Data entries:

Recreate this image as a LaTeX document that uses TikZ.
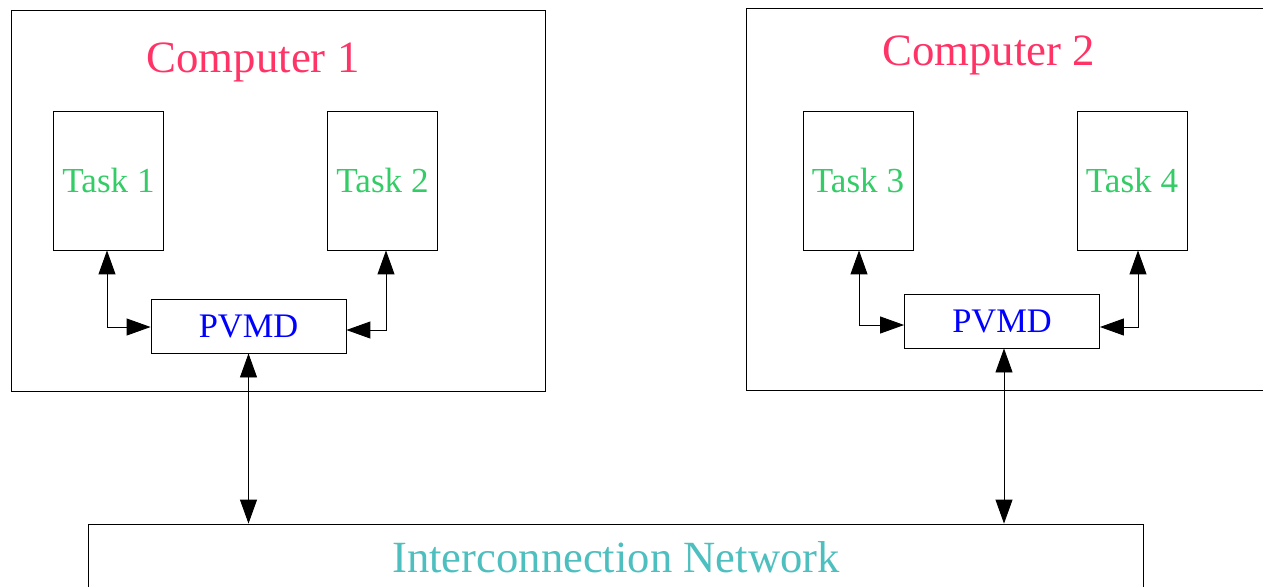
\documentclass[tikz,border=0pt]{standalone}
\usepackage{fontspec}
\setmainfont{Liberation Serif}
\usetikzlibrary{arrows.meta,positioning}
\definecolor{comp}{HTML}{FF3366}
\definecolor{task}{HTML}{33CC66}
\definecolor{daemon}{HTML}{0000FF}
\definecolor{netw}{HTML}{4DBFBF}
\tikzstyle{box}=[draw, line width=0.5pt, inner sep=0pt]
\tikzstyle{taskbox}=[box, minimum width=2.2cm, minimum height=2.78cm, text=task, font=\fontsize{20}{24}\selectfont]
\tikzstyle{pvmd}=[box, minimum width=3.9cm, minimum height=1.08cm, text=daemon, font=\fontsize{19.6}{23}\selectfont]
\tikzstyle{title}=[text=comp, font=\fontsize{25.5}{30}\selectfont]
\tikzstyle{link}=[line width=0.5pt, {Triangle[length=0.48cm,width=0.34cm]}-{Triangle[length=0.48cm,width=0.34cm]}]

\begin{document}
\begin{tikzpicture}[x=0.02cm, y=-0.02cm]
	\clip (0,0) rectangle (1263,586);
	% the two machines
	\node[box, minimum width=10.68cm, minimum height=7.62cm] (c1) at (278,200.5) {};
	\node[box, minimum width=10.68cm, minimum height=7.64cm] (c2) at (1013,199) {};
	\node[title] (c1t) at (253,62) {Computer 1};
	\node[title] (c2t) at (988.5,55) {Computer 2};
	% tasks and daemons
	\node[taskbox] (t1) at (108.5,180.5) {\raisebox{-0.07cm}{Task 1}};
	\node[taskbox] (t2) at (382.5,180.5) {\raisebox{-0.07cm}{Task 2}};
	\node[taskbox] (t3) at (858,180.5) {\raisebox{-0.07cm}{Task 3}};
	\node[taskbox] (t4) at (1132,180.5) {\raisebox{-0.07cm}{Task 4}};
	\node[pvmd] (p1) at (248.5,326) {PVMD};
	\node[pvmd] (p2) at (1002,321) {PVMD};
	% network
	\node[box, minimum width=21.12cm, minimum height=1.32cm, text=netw, font=\fontsize{25.4}{30}\selectfont] (net) at (616,557) {Interconnection Network};
	% links
	\draw[link] ([xshift=-0.03cm]t1.south) |- ([yshift=-0.02cm]p1.west);
	\draw[link] ([xshift=0.07cm]t2.south) |- ([yshift=-0.08cm]p1.east);
	\draw[link] ([xshift=0.02cm]t3.south) |- ([yshift=-0.08cm]p2.west);
	\draw[link] ([xshift=0.12cm]t4.south) |- ([yshift=-0.12cm]p2.east);
	\draw[link] (p1.south) -- (p1.south |- net.north);
	\draw[link] ([xshift=0.04cm]p2.south) -- ([xshift=0.04cm]p2.south |- net.north);
\end{tikzpicture}
\end{document}
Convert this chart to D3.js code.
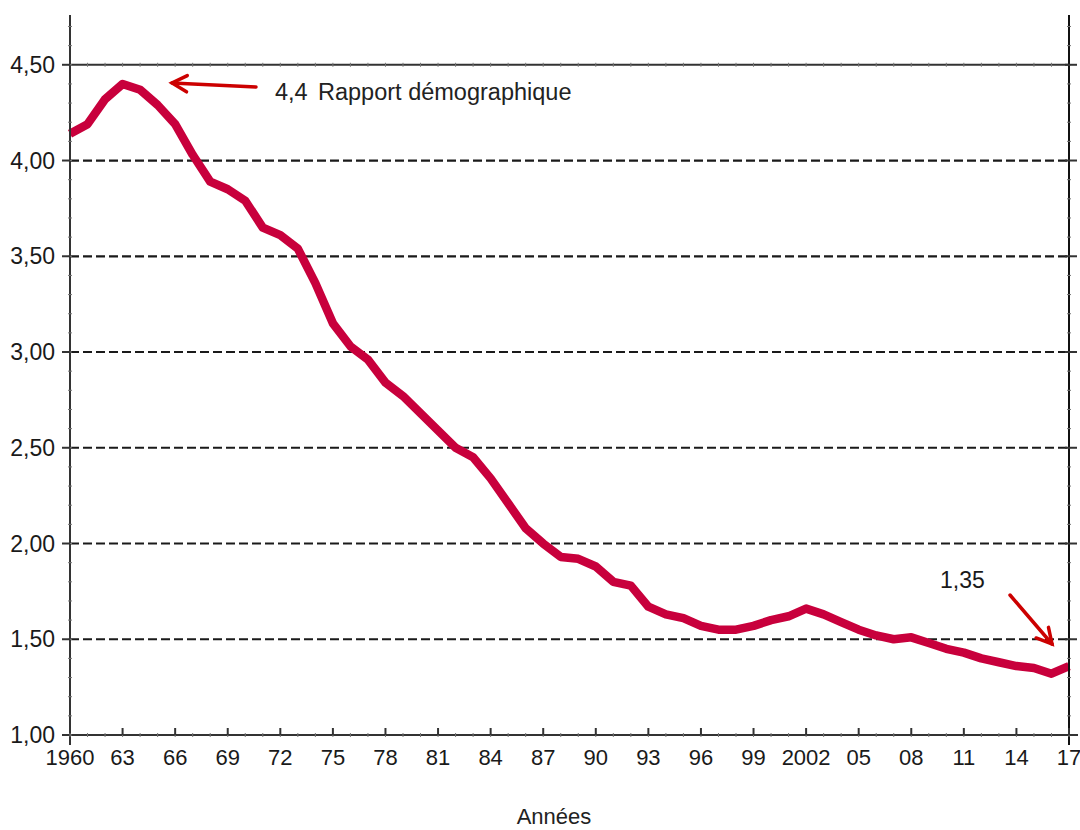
<!DOCTYPE html>
<html><head><meta charset="utf-8">
<script src="https://cdn.jsdelivr.net/npm/d3@7"></script>
<style>body{margin:0;background:#fff}svg{display:block;font-family:"Liberation Sans",Arial,sans-serif}</style>
</head><body><svg id="c" width="1080" height="830"></svg>
<script>
const years = d3.range(1960, 2018);
const ratio = [4.14,4.19,4.32,4.40,4.37,4.29,4.19,4.03,3.89,3.85,
               3.79,3.65,3.61,3.54,3.36,3.15,3.03,2.96,2.84,2.77,
               2.68,2.59,2.50,2.45,2.34,2.21,2.08,2.00,1.93,1.92,
               1.88,1.80,1.78,1.67,1.63,1.61,1.57,1.55,1.55,1.57,
               1.60,1.62,1.66,1.63,1.59,1.55,1.52,1.50,1.51,1.48,
               1.45,1.43,1.40,1.38,1.36,1.35,1.32,1.36];
const yTicks = [1.0,1.5,2.0,2.5,3.0,3.5,4.0,4.5];
const xTickYears = d3.range(1960, 2018, 3);
const xTickLabel = y => (y === 1960 || y === 2002) ? String(y) : String(y % 100).padStart(2, "0");
const fmt = v => d3.format(".2f")(v).replace(".", ",");

const svg = d3.select("#c");
const L = 70, R = 1069, T = 15, B = 735;
const x = d3.scaleLinear().domain([1960, 2017]).range([L, R]);
const y = d3.scaleLinear().domain([1.0, 4.76]).range([B, T]);
const axisCol = "#333";
const txt = "#1a1a1a";

// grid
svg.append("g").selectAll("line").data(yTicks.filter(v => v > 1 && v < 4.5)).join("line")
  .attr("x1", L).attr("x2", R).attr("y1", d => y(d)).attr("y2", d => y(d))
  .attr("stroke", "#1a1a1a").attr("stroke-width", 2.2).attr("stroke-dasharray", "9,4");
// top solid line at 4.50
svg.append("line").attr("x1", L).attr("x2", R).attr("y1", y(4.5)).attr("y2", y(4.5))
  .attr("stroke", axisCol).attr("stroke-width", 2);
svg.append("g").selectAll("line").data(years).join("line")
  .attr("x1", d => x(d)).attr("x2", d => x(d)).attr("y1", y(4.5) - 2).attr("y2", y(4.5) + 2)
  .attr("stroke", "#777").attr("stroke-width", 1);

// data line
const line = d3.line().x((d, i) => x(years[i])).y(d => y(d));
svg.append("path").datum(ratio).attr("d", line).attr("fill", "none")
  .attr("stroke", "#c8003c").attr("stroke-width", 8.5).attr("stroke-linejoin", "round");

// axes lines
svg.append("line").attr("x1", L).attr("x2", L).attr("y1", T).attr("y2", B + 10).attr("stroke", axisCol).attr("stroke-width", 2);
svg.append("line").attr("x1", R).attr("x2", R).attr("y1", T).attr("y2", B + 10).attr("stroke", "#111").attr("stroke-width", 2);
svg.append("line").attr("x1", L - 8).attr("x2", 1078).attr("y1", B).attr("y2", B).attr("stroke", axisCol).attr("stroke-width", 2);

// y minor ticks
const minorY = d3.range(10, 48).map(v => v / 10);
svg.append("g").selectAll("line").data(minorY).join("line")
  .attr("x1", L - 2).attr("x2", L + 2).attr("y1", d => y(d)).attr("y2", d => y(d))
  .attr("stroke", "#777").attr("stroke-width", 1);
svg.append("g").selectAll("line").data(minorY).join("line")
  .attr("x1", R - 2).attr("x2", R + 2).attr("y1", d => y(d)).attr("y2", d => y(d))
  .attr("stroke", "#777").attr("stroke-width", 1);
// y major ticks
svg.append("g").selectAll("line").data(yTicks).join("line")
  .attr("x1", L - 8).attr("x2", L).attr("y1", d => y(d)).attr("y2", d => y(d))
  .attr("stroke", axisCol).attr("stroke-width", 2);
svg.append("g").selectAll("line").data(yTicks).join("line")
  .attr("x1", R - 4).attr("x2", R + 8).attr("y1", d => y(d)).attr("y2", d => y(d))
  .attr("stroke", axisCol).attr("stroke-width", 2);
svg.append("g").selectAll("text").data(yTicks).join("text")
  .attr("x", 55).attr("y", d => y(d) + 8).attr("text-anchor", "end")
  .attr("font-size", 23).attr("fill", txt).text(fmt);

// x minor ticks
svg.append("g").selectAll("line").data(years).join("line")
  .attr("x1", d => x(d)).attr("x2", d => x(d)).attr("y1", B - 2).attr("y2", B + 2)
  .attr("stroke", "#777").attr("stroke-width", 1);
// x major ticks
svg.append("g").selectAll("line").data(xTickYears.filter(d => d > 1960)).join("line")
  .attr("x1", d => x(d)).attr("x2", d => x(d)).attr("y1", B - 7).attr("y2", B)
  .attr("stroke", axisCol).attr("stroke-width", 2);
svg.append("g").selectAll("text").data(xTickYears).join("text")
  .attr("x", d => x(d)).attr("y", B + 30).attr("text-anchor", "middle")
  .attr("font-size", 22).attr("fill", txt).text(xTickLabel);

svg.append("text").attr("x", 554).attr("y", 824).attr("text-anchor", "middle")
  .attr("font-size", 22).attr("fill", "#222").text("Années");

// annotations
const red = "#cc0000";
function arrow(x1, y1, x2, y2) {
  const g = svg.append("g").attr("stroke", red).attr("stroke-width", 3.5).attr("fill", "none").attr("stroke-linecap", "round");
  g.append("line").attr("x1", x1).attr("y1", y1).attr("x2", x2).attr("y2", y2);
  const a = Math.atan2(y2 - y1, x2 - x1), h = 17, s = 0.5;
  g.append("polyline").attr("points", [
    [x2 - h * Math.cos(a - s), y2 - h * Math.sin(a - s)], [x2, y2], [x2 - h * Math.cos(a + s), y2 - h * Math.sin(a + s)]
  ].map(p => p.join(",")).join(" "));
}
arrow(256, 87, 172, 83);
arrow(1010, 595, 1052, 644);
svg.append("text").attr("x", 275).attr("y", 100).attr("font-size", 23.5).attr("fill", "#222").text("4,4");
svg.append("text").attr("x", 318).attr("y", 100).attr("font-size", 23.5).attr("fill", "#222").text("Rapport démographique");
svg.append("text").attr("x", 940).attr("y", 588).attr("font-size", 23).attr("fill", txt).text("1,35");
</script></body></html>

### [AIM]
Only lines that contain the word "this" are wanted; copy each of them.

### [REPLY]
Recreate this image as a LaTeX document that uses TikZ.
Convert this chart to D3.js code.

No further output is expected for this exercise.